Kehadiran beliau di Jakarta inilah yang ikut memberi warna bagi perjalanan dan pertumbuhan GKI Kayu Putih. Tanggal 8 Oktober 1980 Jemaat GKI Kayu Putih diresmikan. Proses untuk menjadi jemaat dewasa saya baca juga tidak gampang, banyak tantangan dan pergumulan yang harus dihadapi. Tetapi Tuhan selalu ada di depan dan selalu menolong.

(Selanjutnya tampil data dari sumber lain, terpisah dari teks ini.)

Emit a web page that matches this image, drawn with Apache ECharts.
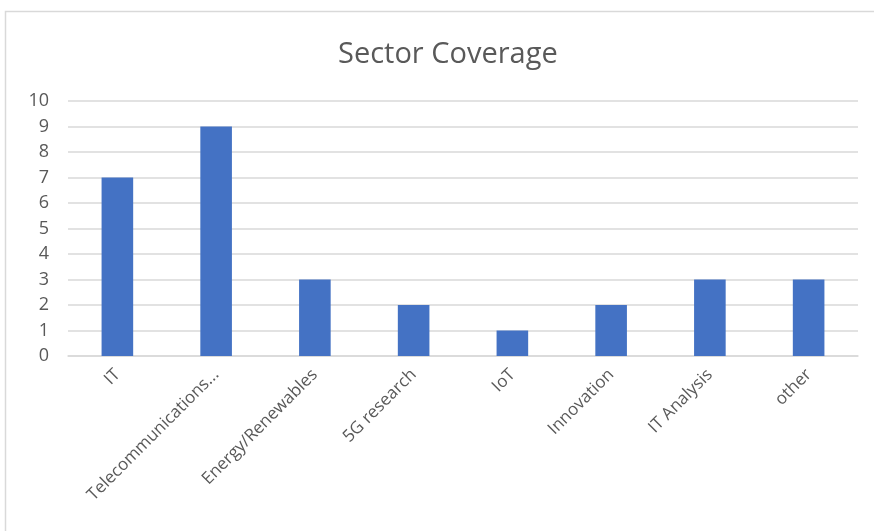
<!DOCTYPE html>
<html><head><meta charset="utf-8">
<script src="https://cdn.jsdelivr.net/npm/echarts@6/dist/echarts.min.js"></script>
<style>html,body{margin:0;padding:0;background:#fff}#c{width:874px;height:531px}</style>
</head><body><div id="c"></div>
<script>
const categories = ["IT","Telecommunications...","Energy/Renewables","5G research","IoT","Innovation","IT Analysis","other"];
const values = [7,9,3,2,1,2,3,3];
const yTicks = [0,1,2,3,4,5,6,7,8,9,10];

const chart = echarts.init(document.getElementById('c'));
chart.setOption({
  animation:false,
  title:{text:'Sector Coverage',left:338,top:40,padding:0,textStyle:{fontFamily:'Open Sans',fontSize:29,fontWeight:'normal',color:'#595959'}},
  graphic:[{type:'rect',shape:{x:5.5,y:11.5,width:900,height:600},style:{fill:'none',stroke:'#d9d9d9',lineWidth:1.5},silent:true}],
  grid:{left:68,right:16,top:101,bottom:175},
  xAxis:{type:'category',data:categories,
    axisLine:{lineStyle:{color:'#d9d9d9',width:1.5}},axisTick:{show:false},
    axisLabel:{rotate:45,interval:0,margin:16,fontFamily:'Open Sans',fontSize:17,color:'#595959'}},
  yAxis:{type:'value',min:yTicks[0],max:yTicks[yTicks.length-1],interval:1,
    axisLine:{show:false},axisTick:{show:false},
    splitLine:{lineStyle:{color:'#d9d9d9',width:1.5}},
    axisLabel:{margin:19,fontFamily:'Open Sans',fontSize:18,color:'#595959'}},
  series:[{type:'bar',data:values,barWidth:'32%',itemStyle:{color:'#4472C4'}}]
});
</script></body></html>
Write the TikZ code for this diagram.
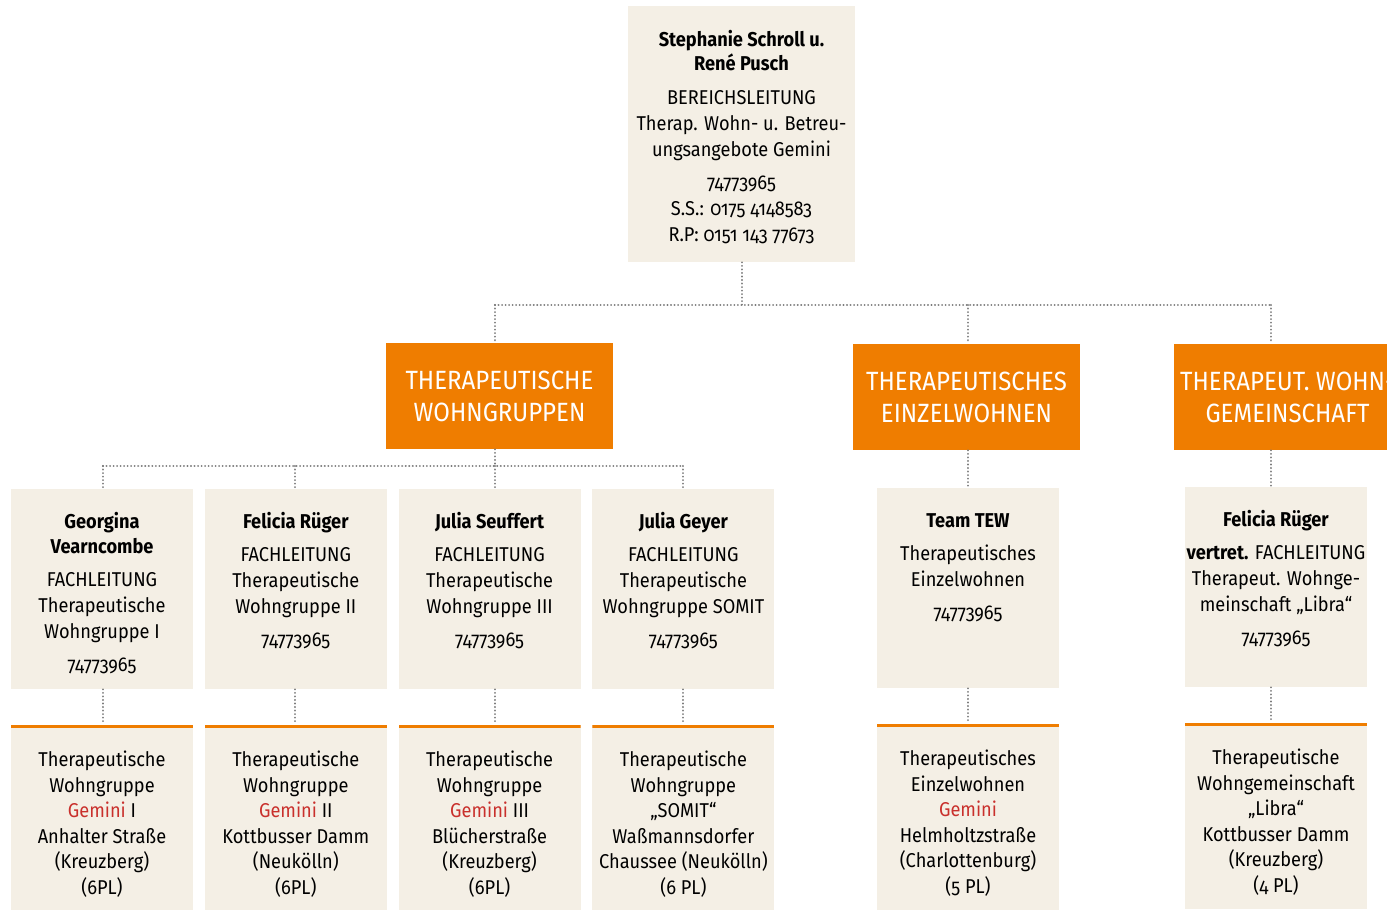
\documentclass[tikz,border=0pt]{standalone}
\usepackage{xcolor}
\definecolor{beige}{HTML}{F4EFE5}
\definecolor{orng}{HTML}{EF7D00}
\definecolor{gemred}{HTML}{C9302C}
\definecolor{dotgray}{HTML}{7C7C7C}
\usepackage{tikz}
\usetikzlibrary{positioning}
\usepackage{fontspec}
\setmainfont{Fira Sans}[Numbers=OldStyle,FakeStretch=0.91]

\newcommand{\gem}{\textcolor{gemred}{Gemini}}
\newcommand{\toptxt}[1]{\parbox[c][128pt][t]{113.5pt}{\centering\vspace*{10.9pt}\strut#1}}
\newcommand{\midtxt}[1]{\parbox[c][100pt][t]{91pt}{\centering\vspace*{10.8pt}\strut#1}}
\newcommand{\bottxt}[1]{\parbox[c][93pt][t]{91pt}{\centering\fontsize{10}{12.8}\selectfont\vspace*{13pt}#1}}

\tikzset{
  topbox/.style={fill=beige,inner sep=0pt,font=\fontsize{10}{13}\selectfont},
  orgbox/.style={fill=orng,text=white,inner sep=0pt,minimum width=113.5pt,minimum height=53pt,align=center,font=\fontsize{13.2}{16}\selectfont},
  midbox/.style={fill=beige,inner sep=0pt,font=\fontsize{10}{13}\selectfont},
  unitbox/.style={fill=beige,inner sep=0pt,path picture={\fill[orng] (path picture bounding box.north west) rectangle ([yshift=-1.5pt]path picture bounding box.north east);}},
  conn/.style={draw=dotgray,line width=1.05pt,dash pattern=on 0.01pt off 1.75pt,line cap=round}
}

\begin{document}
\begin{tikzpicture}[x=0.5pt,y=-0.5pt]
  \useasboundingbox (0,0) rectangle (1387,910);
  \clip (0,0) rectangle (1387,910);
  % head of the area
  \node[topbox] (top) at (741.5,134) {\toptxt{\textbf{Stephanie Schroll u.}\\[-1pt]\textbf{René Pusch}\\[4pt]BEREICHSLEITUNG\\Therap. Wohn- u. Betreu-\\ungsangebote Gemini\\[3.5pt]74773965\\S.S.: 0175 4148583\\R.P: 0151 143 77673}};
  % the three offers
  \node[orgbox] (wg) at (499.5,396) {THERAPEUTISCHE\\WOHNGRUPPEN};
  \node[orgbox] (ew) at (966.5,397) {THERAPEUTISCHES\\EINZELWOHNEN};
  \node[orgbox] (wgm) at (1287.5,397) {THERAPEUT. WOHN-\\GEMEINSCHAFT};
  % leads
  \node[midbox] (b1) at (102,589) {\midtxt{\textbf{Georgina}\\[-0.5pt]\textbf{Vearncombe}\\[3.5pt]FACHLEITUNG\\Therapeutische\\Wohngruppe I\\[3.5pt]74773965}};
  \node[midbox,right=5.5pt of b1] (b2) {\midtxt{\textbf{Felicia Rüger}\\[3.5pt]FACHLEITUNG\\Therapeutische\\Wohngruppe II\\[3.5pt]74773965}};
  \node[midbox,right=5.5pt of b2] (b3) {\midtxt{\textbf{Julia Seuffert}\\[3.5pt]FACHLEITUNG\\Therapeutische\\Wohngruppe III\\[3.5pt]74773965}};
  \node[midbox,right=5.5pt of b3] (b4) {\midtxt{\textbf{Julia Geyer}\\[3.5pt]FACHLEITUNG\\Therapeutische\\Wohngruppe SOMIT\\[3.5pt]74773965}};
  \node[midbox] (b5) at (968,588) {\midtxt{\textbf{Team TEW}\\[3.5pt]Therapeutisches\\Einzelwohnen\\[3.5pt]74773965}};
  \node[midbox] (b6) at (1276,587) {\midtxt{\textbf{Felicia Rüger}\\[3.5pt]\textbf{vertret.} FACHLEITUNG\\Therapeut. Wohnge-\\meinschaft „Libra“\\[3.5pt]74773965}};
  % houses
  \node[unitbox,below=17.5pt of b1] (c1) {\bottxt{Therapeutische\\Wohngruppe\\\gem{} I\\Anhalter Straße\\(Kreuzberg)\\(6PL)}};
  \node[unitbox,below=17.5pt of b2] (c2) {\bottxt{Therapeutische\\Wohngruppe\\\gem{} II\\Kottbusser Damm\\(Neukölln)\\(6PL)}};
  \node[unitbox,below=17.5pt of b3] (c3) {\bottxt{Therapeutische\\Wohngruppe\\\gem{} III\\Blücherstraße\\(Kreuzberg)\\(6PL)}};
  \node[unitbox,below=17.5pt of b4] (c4) {\bottxt{Therapeutische\\Wohngruppe\\„SOMIT“\\Waßmannsdorfer\\Chaussee (Neukölln)\\(6 PL)}};
  \node[unitbox,below=17.5pt of b5] (c5) {\bottxt{Therapeutisches\\Einzelwohnen\\\gem\\Helmholtzstraße\\(Charlottenburg)\\(5 PL)}};
  \node[unitbox,below=17.5pt of b6] (c6) {\bottxt{Therapeutische\\Wohngemeinschaft\\„Libra“\\Kottbusser Damm\\(Kreuzberg)\\(4 PL)}};
  % dotted connectors
  \coordinate (topbus) at (742,305);
  \coordinate (wgx) at (495,305);
  \coordinate (ewx) at (968,305);
  \coordinate (wgmx) at (1271,305);
  \coordinate (g1) at (103,466);
  \coordinate (g2) at (295,466);
  \coordinate (g3) at (495,466);
  \coordinate (g4) at (683,466);
  \draw[conn] (top.south -| topbus) -- (topbus);
  \draw[conn] (wgx) -- (wgmx);
  \draw[conn] (wgx) -- (wgx |- wg.north);
  \draw[conn] (ewx) -- (ewx |- ew.north);
  \draw[conn] (wgmx) -- (wgmx |- wgm.north);
  \draw[conn] (wgx |- wg.south) -- (g3);
  \draw[conn] (g1) -- (g4);
  \draw[conn] (g1) -- (g1 |- b1.north);
  \draw[conn] (g2) -- (g2 |- b2.north);
  \draw[conn] (g3) -- (g3 |- b3.north);
  \draw[conn] (g4) -- (g4 |- b4.north);
  \draw[conn] (ewx |- ew.south) -- (ewx |- b5.north);
  \draw[conn] (wgmx |- wgm.south) -- (wgmx |- b6.north);
  \draw[conn] (g1 |- b1.south) -- (g1 |- c1.north);
  \draw[conn] (g2 |- b2.south) -- (g2 |- c2.north);
  \draw[conn] (g3 |- b3.south) -- (g3 |- c3.north);
  \draw[conn] (g4 |- b4.south) -- (g4 |- c4.north);
  \draw[conn] (ewx |- b5.south) -- (ewx |- c5.north);
  \draw[conn] (wgmx |- b6.south) -- (wgmx |- c6.north);
\end{tikzpicture}
\end{document}
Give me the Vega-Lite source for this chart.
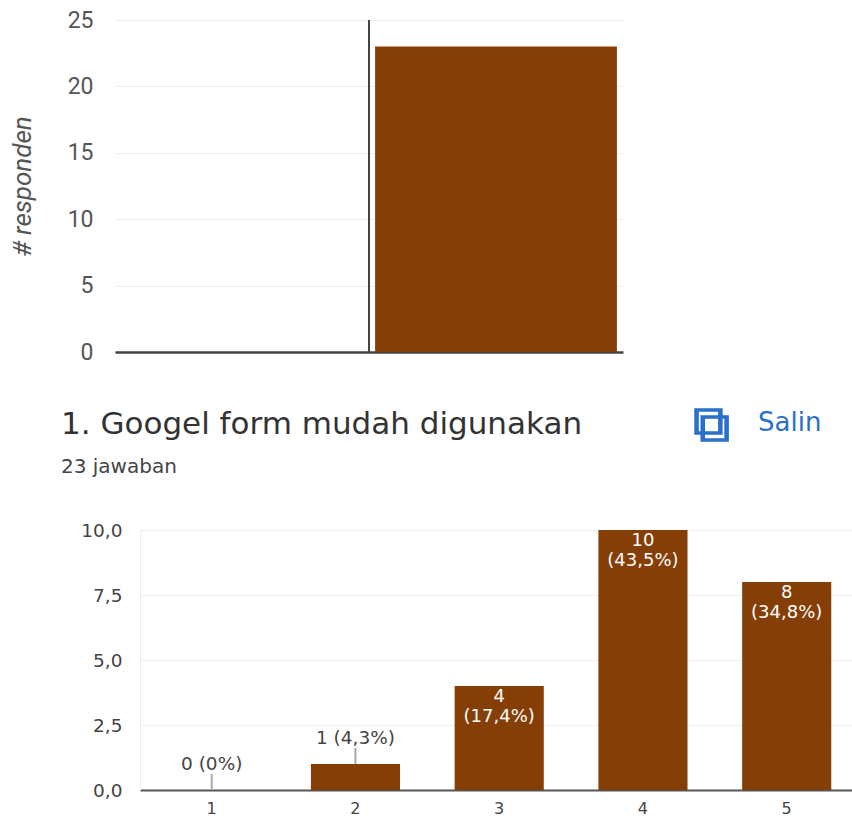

Saat ini di usia 45 tahun, sebenarnya untuk ukuran usia manusia sedang dalam puncak kekuatan dan kejayaannya, namun kita akan sulit menentukan apakah gereja dengan usia tersebut masih relatif muda atau sudah cukup dewasa, masih perlu minum susu atau sudah makanan keras (1 Korintus 3:2) tergantung kacamata pandang kita. Tetapi seperti kisah di buku Pdt. Eka Darmaputera (Grinter) dan kisah perjalanan pelayanan Alm. Pdt. Em. Johannes Loing, tantangan GKI kayu Putih ke depan tidak lebih gampang. Mungkin masih terlihat gelap, atau barangkali samar-samar, tetapi the show must go on, kita tetap harus jalan dan bahkan harus tumbuh, tidak perlu khawatir, ada Tuhan yang menuntun kita. Kasih-Nya tidak pernah habis, selalu baru setiap pagi dan tak pernah gagal. Unfailing Grace.